His ostensible target is a Times poll of New York City residents “which found that 33% of them thought Muslim-American ‘more sympathetic to terrorists’ than other citizens.” Peretz thinks that’s an underestimate, first because respondents are frequently less than frank, and second because Heartland Americans are probably more suspicious of foreigners than New Yorkers are. He also thinks the country at large is all but silent in the face of the Muslim threat because people afraid to speak out.

In fact, there has not been a single rally or demonstration in America aimed at Muslim or Arab interests or their commitments to foreign governments and, more likely, to foreign insurgencies and, yes, quite alien philosophies. I suggest that this is largely the case because Americans are so fearful of being accused of bias, however the injustice of the charge might be.

Indeed. Somebody really ought to be doing something about those religious minorities with their insidious commitments to foreign governments.
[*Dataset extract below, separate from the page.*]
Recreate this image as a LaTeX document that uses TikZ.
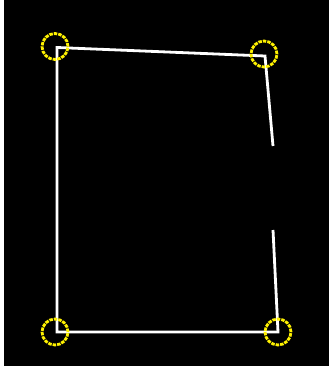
\documentclass[tikz,border=0pt]{standalone}
\begin{document}
\begin{tikzpicture}[x=1pt,y=-1pt,
  edge/.style={draw=white,line width=2.8pt,line join=miter},
  marker/.style={circle,draw=yellow,line width=2.8pt,minimum size=26pt,inner sep=0pt,dash pattern=on 3.5pt off 1pt}]
\useasboundingbox (0,0) rectangle (329,374);
\fill[white] (0,0) rectangle (329,374);
\fill[black] (4,0) rectangle (329,366);
% line corner points
\coordinate (tl) at (57,47.5);
\coordinate (tr) at (265,56);
\coordinate (ra) at (273,146);
\coordinate (rb) at (273,230);
\coordinate (br) at (278,332);
\coordinate (bl) at (57,332);
\draw[edge] (ra) -- (tr) -- (tl) -- (bl) -- (br) -- (rb);
% corner markers
\node[marker] (mtl) at (55,46.5) {};
\node[marker] (mtr) at (264,54) {};
\node[marker] (mbl) at (55,332) {};
\node[marker] (mbr) at (278,332) {};
\end{tikzpicture}
\end{document}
I’m sure Marty will have no trouble finding people ready to line up behind him on that. I hear John Mearsheimer has already sent in his dues.

Peretz writes that Muslims have been slaughtering each other en masse for decades, even centuries, and nobody ever bothers to protest.

Why do not Muslims raise their voices against these at once planned and random killings all over the Islamic world? This world went into hysteria some months ago when the Mossad took out the Hamas head of its own Murder Inc.

But, frankly, Muslim life is cheap, most notably to Muslims. And among those Muslims led by the Imam Rauf there is hardly one who has raised a fuss about the routine and random bloodshed that defines their brotherhood.

And so, dear Leon,

yes, I wonder whether I need honor these people and pretend that they are worthy of the privileges of the First Amendment which I have in my gut the sense that they will abuse.

Take that, Brooklyn boy. Henry Ford couldn’t have said it better.